(B2) Face à une décision qu'il qualifie d'historique, le Haut représentant de l'UE a tenu à appuyer lui-même, devant quelques journalistes (dont B2), sur certains points du paquet munitions. Le nécessaire soutien à l'Ukraine comme l'attitude à avoir avec la Chine étaient aussi au menu de cette discussion impromptue.
NB : cet entretien réalisé avec un petit groupe de journalistes, convoqués à la hâte vendredi (24 mars), s'est réalisé sous forme d'une conversation, où questions et réponses fusaient des deux bouts de la table. Pour plus de lisibilité, nous les avons regroupées sous un format classique, en tentant de préserver la vivacité de l'échange et des formules 'cash' du Haut représentant.
Le plan munitions : une décision historique
Comment qualifiez cette décision intervenue entre Européens avec deux milliards fournis par la facilité européenne pour la paix?
— On dit souvent qu'une décision est historique ; tous les jours, nous avons ainsi des décisions historiques. Mais, là, je peux le dire : c'est historique, une décision de cette ampleur avec ses trois volets.
Avec un premier milliard pour fournir des munitions à l'Ukraine à partir des stocks. Reste-t-il des munitions dans les stocks ?
— Il en reste... Combien ? Je ne sais pas exactement. Mais c'est l'impression que j'ai. Mon pifomètre à moi. En fait, tout le monde a plus de stocks que ce qu'il veut bien dire. Et chacun essaie de garder un peu de stock pour lui. C'est humain. Mon message à ces pays est clair : vous n'en avez pas besoin ! Ni la semaine prochaine ni le mois prochain, vous n'allez pas vous battre. Dieu merci. [...] Et ne me dites pas que c'est l'OTAN qui vous oblige à garder ces stocks. [...] Déstockez, surtout les munitions de type soviétique (les 152), pour fournir l'Ukraine. Aussi vite que possible. Et nous vous rembourserons. Jusqu'à 60% !

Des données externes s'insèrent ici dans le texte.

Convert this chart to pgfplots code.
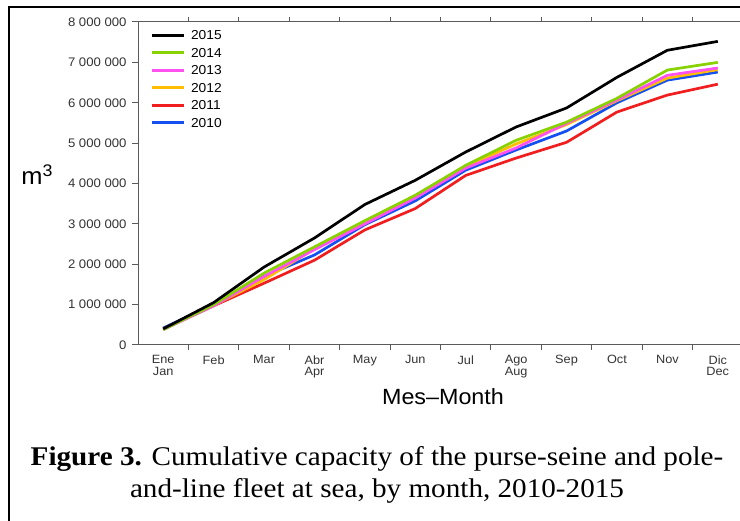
\documentclass[border=0pt]{standalone}
\usepackage{pgfplots}
\pgfplotsset{compat=1.18}
\usepackage{pgfplotstable}
\usepackage{fontspec}
\setmainfont[FakeStretch=1.06]{Liberation Sans}
\newfontfamily\capfont[FakeStretch=1.08]{Liberation Serif}
\definecolor{c2015}{RGB}{0,0,0}
\definecolor{c2014}{RGB}{135,210,0}
\definecolor{c2013}{RGB}{255,80,240}
\definecolor{c2012}{RGB}{255,190,0}
\definecolor{c2011}{RGB}{240,30,30}
\definecolor{c2010}{RGB}{20,80,240}
\definecolor{axgray}{RGB}{90,90,90}

\pgfplotstableread{
m   y2010   y2011   y2012   y2013   y2014   y2015
0   420000  400000  390000  380000  380000  400000
1   1000000 970000  980000  970000  1000000 1050000
2   1700000 1530000 1620000 1700000 1780000 1930000
3   2230000 2100000 2380000 2360000 2430000 2650000
4   2980000 2850000 3020000 3000000 3080000 3480000
5   3570000 3380000 3660000 3640000 3710000 4080000
6   4330000 4200000 4420000 4380000 4450000 4780000
7   4830000 4630000 4980000 4880000 5070000 5400000
8   5300000 5020000 5460000 5490000 5520000 5870000
9   6000000 5770000 6050000 6070000 6110000 6630000
10  6560000 6190000 6610000 6680000 6810000 7300000
11  6760000 6460000 6820000 6860000 7000000 7520000
}\capdata

\begin{document}
\begin{tikzpicture}
\path[use as bounding box] (0,0) rectangle (740bp,521bp);
% outer frame
\draw[line width=1.5bp] (9bp,-5bp) -- (9bp,514bp) -- (760bp,514bp);
\begin{axis}[
  at={(138bp,176bp)}, anchor=south west,
  scale only axis, width=605bp, height=323bp,
  xmin=-0.5, xmax=11.5, ymin=0, ymax=8000000,
  axis line style={axgray, line width=1bp},
  tick style={axgray, line width=1bp},
  tick align=outside,
  major tick length=6bp,
  minor tick length=5bp,
  xtick={0,...,11},
  xticklabels={{Ene\\Jan},Feb,Mar,{Abr\\Apr},May,Jun,Jul,{Ago\\Aug},Sep,Oct,Nov,{Dic\\Dec}},
  major x tick style={draw=none},
  minor xtick={0.5,1.5,...,11.5},
  x tick label style={font=\fontsize{12bp}{11.5bp}\selectfont, align=center, anchor=north, yshift=-1bp, text=black!80},
  ytick={0,1000000,...,8000000},
  yticklabels={0,1\ 000\ 000,2\ 000\ 000,3\ 000\ 000,4\ 000\ 000,5\ 000\ 000,6\ 000\ 000,7\ 000\ 000,8\ 000\ 000},
  y tick label style={font=\fontsize{12.4bp}{12bp}\selectfont, text=black!80, xshift=-2bp},
  scaled y ticks=false,
  legend style={draw=none, fill=none, at={(0,1)}, anchor=north west, xshift=12bp, yshift=-8.5bp,
    font=\fontsize{13bp}{13bp}\selectfont, row sep=8.5bp, inner xsep=0pt, inner ysep=0pt,
    nodes={inner sep=0pt, text height=9bp, text depth=0bp}},
  legend cell align=left,
  legend image code/.code={\draw[#1, line width=3bp] (0bp,0bp) -- (32bp,0bp); \path (38bp,0bp);},
  reverse legend,
  every axis plot/.append style={line width=2.7bp, line join=round},
]
\addplot[c2010] table[x=m, y=y2010] {\capdata};
\addplot[c2011] table[x=m, y=y2011] {\capdata};
\addplot[c2012] table[x=m, y=y2012] {\capdata};
\addplot[c2013] table[x=m, y=y2013] {\capdata};
\addplot[c2014] table[x=m, y=y2014] {\capdata};
\addplot[c2015] table[x=m, y=y2015] {\capdata};
\legend{2010,2011,2012,2013,2014,2015}
\end{axis}
\node[font=\fontsize{24bp}{24bp}\selectfont, anchor=base] at (37bp,336bp) {m$^{\mathrm{3}}$};
\node[font=\fontsize{22bp}{22bp}\selectfont, anchor=base] at (443bp,116bp) {Mes--Month};
\node[font=\capfont\fontsize{27bp}{32bp}\selectfont, align=center, anchor=base] at (377bp,24bp)
  {\textbf{Figure 3.} Cumulative capacity of the purse-seine and pole-\\and-line fleet at sea, by month, 2010-2015};
\end{tikzpicture}
\end{document}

Y compris des munitions achetées hors d'Europe ?
— Oui. Sur ce premier volet, je m'en fiche qu'elles viennent d'Europe ou non, d'un entrepôt ou de munitions commandées. Je ne vais pas demander si cela arrive de Corée, des États-Unis ou d'Allemagne. Pour le premier pilier, il y a aucune contrainte de politique industrielle. L'important pour moi est de fournir des munitions à l'Ukraine le plus rapidement possible.
Le second volet, réservé à l'industrie européenne, sans l'ombre d'un doute
Un État peut-il se fournir ailleurs, hors Europe ?
— Non. Là c'est différent. Cela doit venir uniquement de la production européenne. Je ne peux empêcher aucun État membre d'acheter où il veut. Chaque État est maître de sa politique de défense. Mais le principe fixé est clair : si vous voulez être remboursés, vous devez passer par cette procédure d'approvisionnement (en commun)... auprès de l'industrie européenne.
L'industrie européenne pourra-t-elle fournir ? En a-t-elle les moyens ?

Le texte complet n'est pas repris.